Venezuelan President Nicolas Maduro – a highly controversial figure in his own right, aside from his willingness to embrace cryptocurrency – released a new initial coin offering back in February of this year for a national coin called Petro. However, whether the Petro will achieve the policy goals it was meant to address remains to be seen.
Venezuela’s Cryptocurrency Tied to Oil Reserves
Like other enterprising coin entrepreneurs in the crypto space, Maduro decided to bolster the value of Venezuela’s cryptocurrency by tying it to the value of real-world commodities. This strategy has been attempted before with limited success, including coins allegedly backed by Siberian diamonds or English gold.
Despite these mixed results, however, Maduro decided to peg the value of the Petro is meant to the value of Venezuela’s oil reserves. The value of the Petro is purportedly grounded, quite literally, in the oil reserves of the country’s central savanna, beneath a town called Atapirire.
In launching the Petro, Maduro promised to revive some of the financial health of Venezuela’s struggling economy and alleviate its staggering poverty. Maduro intends to do this by excavating some 5 billion barrels of petroleum and selling off Petro, that also reflect the value of these sales. But residents of Atapirire and members of the global crypto-mining community at large are skeptical.
Can Petro Boost Venezuela’s Economy?
There are several barriers standing in the way of Maduro’s success with the Petro ICO. For starters, the government has not even started to drill the oil reserves that underpin the value of the Petro. The coin itself is still not available on any cryptocurrency exchange, and it is not accepted by any vendor. As a result, it appears that the Petro has little-to-no value, at least for the time being.

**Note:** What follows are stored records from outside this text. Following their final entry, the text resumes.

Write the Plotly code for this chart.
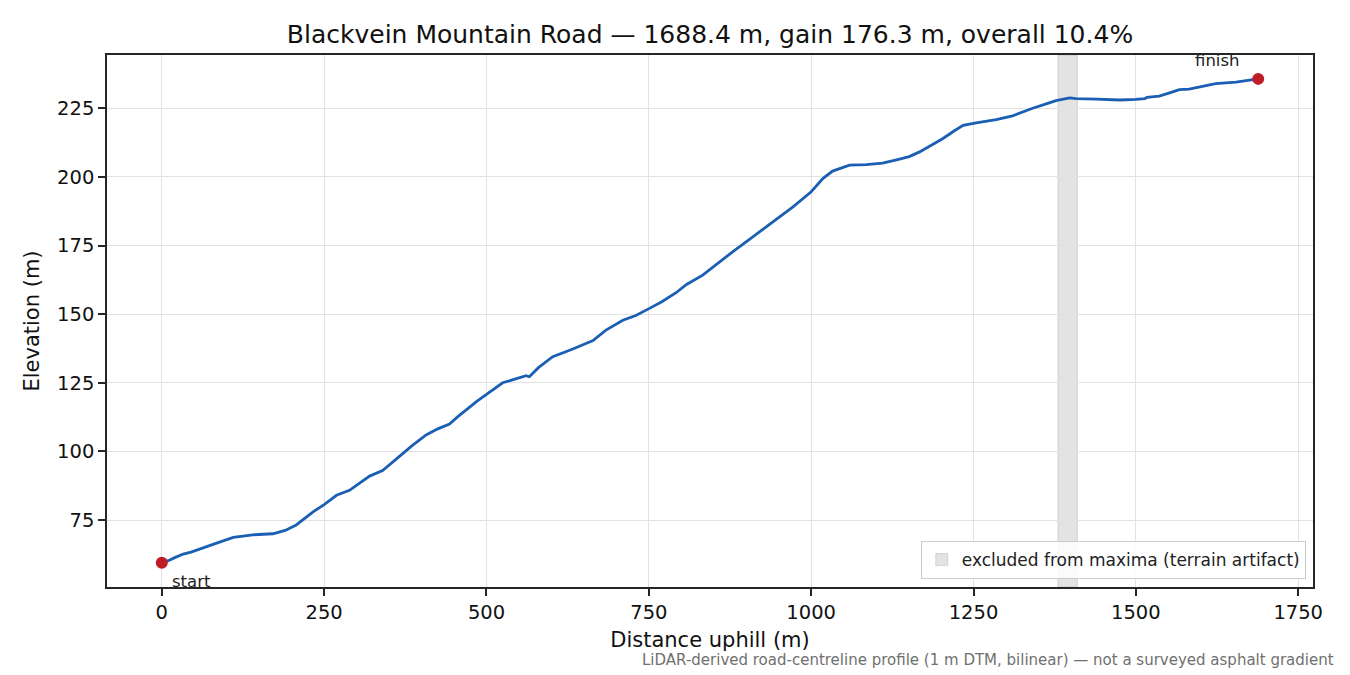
import plotly.graph_objects as go

# ---- data ----
distance_m = [0, 10, 20, 33, 45, 58, 80, 110, 140, 171, 190, 207, 220, 233, 250, 269, 289, 305,
              320, 340, 355, 366, 385, 407, 425, 443, 455, 469, 485, 500, 515, 525, 545, 561,
              566, 580, 602, 633, 664, 684, 710, 730, 751, 770, 792, 808, 833, 855, 879, 905,
              931, 950, 972, 1000, 1018, 1033, 1059, 1085, 1110, 1133, 1151, 1167, 1185, 1203,
              1220, 1234, 1254, 1285, 1310, 1325, 1341, 1362, 1377, 1398, 1408, 1439, 1475,
              1500, 1514, 1517, 1536, 1552, 1567, 1582, 1603, 1623, 1654, 1688.4]
elevation_m = [59.4, 60.2, 61.3, 62.6, 63.3, 64.3, 66.2, 68.7, 69.6, 70.0, 71.2, 73.2, 75.5, 78.0,
               80.6, 84.0, 85.8, 88.6, 91.0, 93.0, 95.8, 98.2, 102.0, 106.0, 108.2, 110.0, 112.5,
               115.2, 118.2, 120.8, 123.2, 125.0, 126.4, 127.6, 127.2, 130.5, 134.5, 137.3, 140.4,
               144.2, 147.8, 149.5, 152.1, 154.5, 157.8, 160.8, 164.2, 168.4, 172.7, 177.2, 181.8,
               185.2, 189.1, 194.6, 199.4, 202.1, 204.3, 204.5, 205.0, 206.3, 207.4, 209.1, 211.6,
               214.0, 216.7, 218.8, 219.7, 220.9, 222.2, 223.6, 225.0, 226.6, 227.8, 228.8, 228.5,
               228.3, 228.0, 228.2, 228.5, 229.0, 229.4, 230.6, 231.8, 232.0, 233.0, 234.0, 234.5,
               235.7]
excluded_span = [1380, 1410]
x_ticks = [0, 250, 500, 750, 1000, 1250, 1500, 1750]
y_ticks = [75, 100, 125, 150, 175, 200, 225]
endpoint_labels = ["start", "finish"]

title_text = "Blackvein Mountain Road — 1688.4 m, gain 176.3 m, overall 10.4%"
note_text = "LiDAR-derived road-centreline profile (1 m DTM, bilinear) — not a surveyed asphalt gradient"

FONT = "DejaVu Sans"
LINE = "#1a5fb4"
RED = "#c01c28"

fig = go.Figure()

fig.add_trace(go.Scatter(x=distance_m, y=elevation_m, mode="lines",
                         line=dict(color=LINE, width=2.8), showlegend=False,
                         hoverinfo="skip"))
fig.add_trace(go.Scatter(x=[distance_m[0], distance_m[-1]], y=[elevation_m[0], elevation_m[-1]],
                         mode="markers", marker=dict(color=RED, size=12),
                         showlegend=False, hoverinfo="skip"))

fig.add_shape(type="rect", xref="x", yref="paper", x0=excluded_span[0], x1=excluded_span[1],
              y0=0, y1=1, fillcolor="rgba(128,128,128,0.22)",
              line=dict(color="rgba(128,128,128,0.25)", width=1), layer="below",
              showlegend=True, name="excluded from maxima (terrain artifact)")

fig.add_annotation(x=distance_m[0], y=elevation_m[0], text=endpoint_labels[0], showarrow=False,
                   xanchor="left", yanchor="middle", xshift=8, yshift=-19,
                   font=dict(family=FONT, size=16.5, color="#222"))
fig.add_annotation(x=distance_m[-1], y=elevation_m[-1], text=endpoint_labels[1], showarrow=False,
                   xanchor="right", yanchor="middle", xshift=-16, yshift=18,
                   font=dict(family=FONT, size=16.5, color="#222"))
fig.add_annotation(xref="paper", yref="paper", x=1.0191, y=-0.137, text=note_text,
                   showarrow=False, xanchor="right", yanchor="middle",
                   font=dict(family=FONT, size=15, color="#707070"))

axis_common = dict(showline=True, linecolor="#262626", linewidth=1.5, mirror=True,
                   ticks="outside", ticklen=7, tickwidth=1.5, tickcolor="#262626",
                   showgrid=True, gridcolor="#e2e2e2", gridwidth=1, zeroline=False,
                   tickfont=dict(family=FONT, size=19.5, color="#111"))

fig.update_layout(
    width=1350, height=675,
    paper_bgcolor="white", plot_bgcolor="white",
    margin=dict(l=107, r=37, t=55, b=88),
    title=dict(text=title_text, x=0.5, xref="paper", xanchor="center",
               y=1 - 34 / 675, yanchor="middle",
               font=dict(family=FONT, size=25, color="#111")),
    font=dict(family=FONT),
    xaxis=dict(range=[-84.4, 1772.8], tickvals=x_ticks,
               title=dict(text="Distance uphill (m)", standoff=9,
                          font=dict(family=FONT, size=21, color="#111")),
               **axis_common),
    yaxis=dict(range=[50.6, 244.4], tickvals=y_ticks,
               title=dict(text="Elevation (m)", standoff=12,
                          font=dict(family=FONT, size=21, color="#111")),
               **axis_common),
    legend=dict(x=0.994, y=0.015, xanchor="right", yanchor="bottom",
                bgcolor="rgba(255,255,255,0.85)", bordercolor="#cccccc", borderwidth=1,
                font=dict(family=FONT, size=17, color="#222")),
    showlegend=True,
)

fig.write_html("out.html", config={"displayModeBar": False},
               post_script="document.body.style.margin='0';document.body.style.overflow='hidden';")
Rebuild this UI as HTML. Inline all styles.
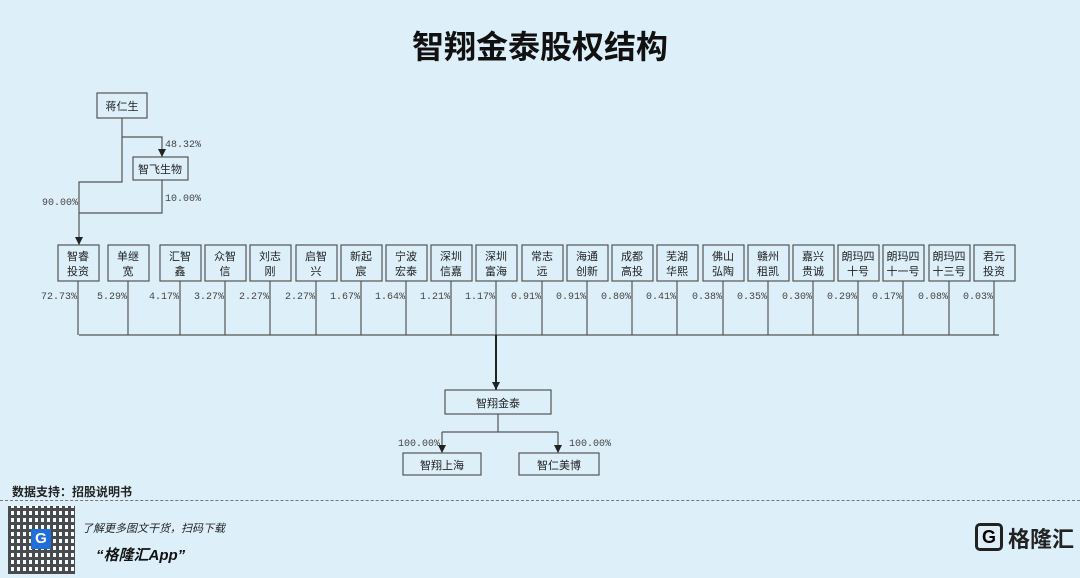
<!DOCTYPE html><html><head><meta charset="utf-8"><style>
body{margin:0;width:1080px;height:578px;background:#ddf0fa;font-family:"Liberation Sans","Noto Sans CJK SC",sans-serif;position:relative;overflow:hidden}
.t{position:absolute;white-space:nowrap}
</style></head><body>
<div class="t" style="left:0;width:1080px;text-align:center;top:22px;font-size:32px;font-weight:bold;color:#111">智翔金泰股权结构</div>
<svg width="1080" height="578" style="position:absolute;left:0;top:0" font-family="Liberation Mono,Noto Sans CJK SC,monospace">
<defs><marker id="a" markerWidth="9" markerHeight="9" refX="8" refY="4" orient="auto" markerUnits="userSpaceOnUse"><path d="M0,0L8,4L0,8z" fill="#222"/></marker></defs>
<g stroke="#555" fill="none" stroke-width="1.2">
<rect x="97" y="93" width="50" height="25" fill="#ddf0fa"/>
<rect x="133" y="157" width="55" height="23" fill="#ddf0fa"/>
<path d="M122,118V137H162V157" marker-end="url(#a)"/>
<path d="M122,137V182H79V245" marker-end="url(#a)"/>
<path d="M162,180V213H79"/>
<path d="M79,335H999"/>
<path d="M496,335V390" stroke="#222" stroke-width="2" marker-end="url(#a)"/>
<rect x="445" y="390" width="106" height="24" fill="#ddf0fa"/>
<path d="M498,414V432M442,432H558"/>
<path d="M442,432V453" marker-end="url(#a)"/><path d="M558,432V453" marker-end="url(#a)"/>
<rect x="403" y="453" width="78" height="22" fill="#ddf0fa"/>
<rect x="519" y="453" width="80" height="22" fill="#ddf0fa"/>
</g>
<g font-size="10" fill="#444">
<text x="165" y="147">48.32%</text><text x="165" y="201">10.00%</text><text x="42" y="205">90.00%</text>
<text x="398" y="446">100.00%</text><text x="569" y="446">100.00%</text>
</g>
<g font-size="11" fill="#222" text-anchor="middle">
<text x="122" y="110">蒋仁生</text><text x="160" y="173">智飞生物</text>
<text x="498" y="407">智翔金泰</text><text x="442" y="469">智翔上海</text><text x="559" y="469">智仁美博</text>
</g>
<g id="boxes"></g>
</svg>
<script>
var d=[[58,"智睿","投资","72.73%"],[108,"单继","宽","5.29%"],[160,"汇智","鑫","4.17%"],[205,"众智","信","3.27%"],[250,"刘志","刚","2.27%"],[296,"启智","兴","2.27%"],[341,"新起","宸","1.67%"],[386,"宁波","宏泰","1.64%"],[431,"深圳","信嘉","1.21%"],[476,"深圳","富海","1.17%"],[522,"常志","远","0.91%"],[567,"海通","创新","0.91%"],[612,"成都","高投","0.80%"],[657,"芜湖","华熙","0.41%"],[703,"佛山","弘陶","0.38%"],[748,"赣州","租凯","0.35%"],[793,"嘉兴","贵诚","0.30%"],[838,"朗玛四","十号","0.29%"],[883,"朗玛四","十一号","0.17%"],[929,"朗玛四","十三号","0.08%"],[974,"君元","投资","0.03%"]];
var s="";d.forEach(function(b){var x=b[0],c=x+20;
s+='<rect x="'+x+'" y="245" width="41" height="36" fill="#ddf0fa" stroke="#555" stroke-width="1.2"/>';
s+='<path d="M'+c+',281V335" stroke="#555" stroke-width="1.2"/>';
s+='<text x="'+c+'" y="260" font-size="11" fill="#222" text-anchor="middle">'+b[1]+'</text>';
s+='<text x="'+c+'" y="275" font-size="11" fill="#222" text-anchor="middle">'+b[2]+'</text>';
s+='<text x="'+(c-1)+'" y="299" font-size="10" fill="#444" text-anchor="end">'+b[3]+'</text>';});
document.getElementById("boxes").innerHTML=s;
</script>
<div class="t" style="left:12px;top:483px;font-size:12px;font-weight:bold;color:#222">数据支持：招股说明书</div>
<div style="position:absolute;left:0;top:500px;width:1080px;border-top:1px dashed #777"></div>
<div style="position:absolute;left:8px;top:506px;width:67px;height:68px;background:#fff;background-image:repeating-linear-gradient(90deg,#222 0 3px,transparent 3px 6px),repeating-linear-gradient(0deg,#222 0 3px,#fff 3px 7px);opacity:.8"></div>
<div style="position:absolute;left:31px;top:529px;width:20px;height:20px;background:#1e6fd9;color:#fff;font-weight:bold;text-align:center;font-size:15px;line-height:20px">G</div>
<div class="t" style="left:82px;top:520px;font-size:11px;font-style:italic;color:#222">了解更多图文干货，扫码下载</div>
<div class="t" style="left:96px;top:544px;font-size:15px;font-style:italic;font-weight:bold;color:#111">“格隆汇App”</div>
<div style="position:absolute;left:975px;top:523px;width:28px;height:28px;border:3px solid #222;border-radius:5px;box-sizing:border-box;font-weight:bold;text-align:center;line-height:22px;font-size:18px">G</div>
<div class="t" style="left:1008px;top:522px;font-size:22px;font-weight:bold;color:#222">格隆汇</div>
</body></html>
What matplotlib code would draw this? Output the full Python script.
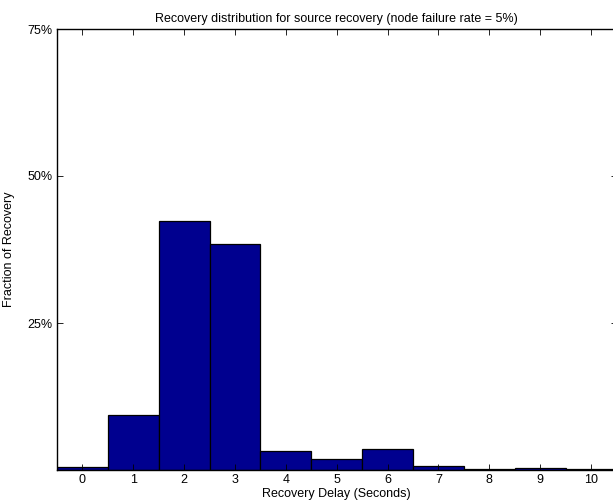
import matplotlib
matplotlib.use("Agg")
import matplotlib.pyplot as plt

# recovery delay bins (seconds) and fraction of recoveries in each
delays = [0, 1, 2, 3, 4, 5, 6, 7, 8, 9, 10]
fractions = [0.005, 0.094, 0.423, 0.384, 0.033, 0.019, 0.036, 0.007, 0.002, 0.004, 0.0015]

y_ticks = [0, 0.25, 0.5, 0.75]
y_labels = ["", "25%", "50%", "75%"]

plt.rcParams["font.family"] = ["Liberation Sans", "DejaVu Sans"]

fig = plt.figure(figsize=(6.13, 5.03), dpi=100)
ax = fig.add_axes([57 / 613, 1 - 470 / 503, (616.5 - 57) / 613, (470 - 29) / 503])

ax.bar(delays, fractions, width=1.0, color="#00008F", edgecolor="black", linewidth=0.9)

ax.set_xlim(-0.5, 10.5)
ax.set_ylim(0, 0.75)
ax.set_xticks(delays)
ax.set_yticks(y_ticks)
ax.set_yticklabels(y_labels)

ax.tick_params(axis="both", direction="in", top=True, right=True, labelsize=9,
               length=4, width=0.6, pad=3)
for s in ax.spines.values():
    s.set_linewidth(1.0)

ax.set_title("Recovery distribution for source recovery (node failure rate = 5%)",
             fontsize=9, pad=5)
ax.set_xlabel("Recovery Delay (Seconds)", fontsize=9, labelpad=1)
ax.set_ylabel("Fraction of Recovery", fontsize=9)
ax.yaxis.set_label_coords(-0.075, 0.5)

fig.savefig("out.png", dpi=100)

Perhaps the greatest threat to the Petro’s potential is Maduro’s regime itself. Maduro’s own cabinet minister told Reuters that Petro is still in its early stages and that the project has yet to yield any monetary or fossil fuel resources. However, Maduro has claimed that revenues from Petro sales have reached billion-dollar figures and that the country is already purchasing imports with the coin.
Maduro further muddied the project’s outlook when he announced that the Petro will now be pegged to the nation’s devalued currency, the Bolivar. The move is expected to fuel inflation and heighten economic migration by Venezuelans fleeing the chaos and poverty in their homelands.
Even in the relative cooling of the cryptocurrency market that has occurred recently, many forecasters remain optimistic that blockchain technology and decentralized wealth mechanisms are here to stay. If the unfolding story in Venezuela can tell us anything about that overall trajectory, though, it’s that even an idea founded on transparency and equity can fall prey to the exploitation of centralized power.
This is yet another reason why decentralization remains key in the financial revolution being fueled by cryptocurrency and blockchain technology, which at its core is meant to disrupt the very institutions that Maduro and similar regimes remain committed to supporting.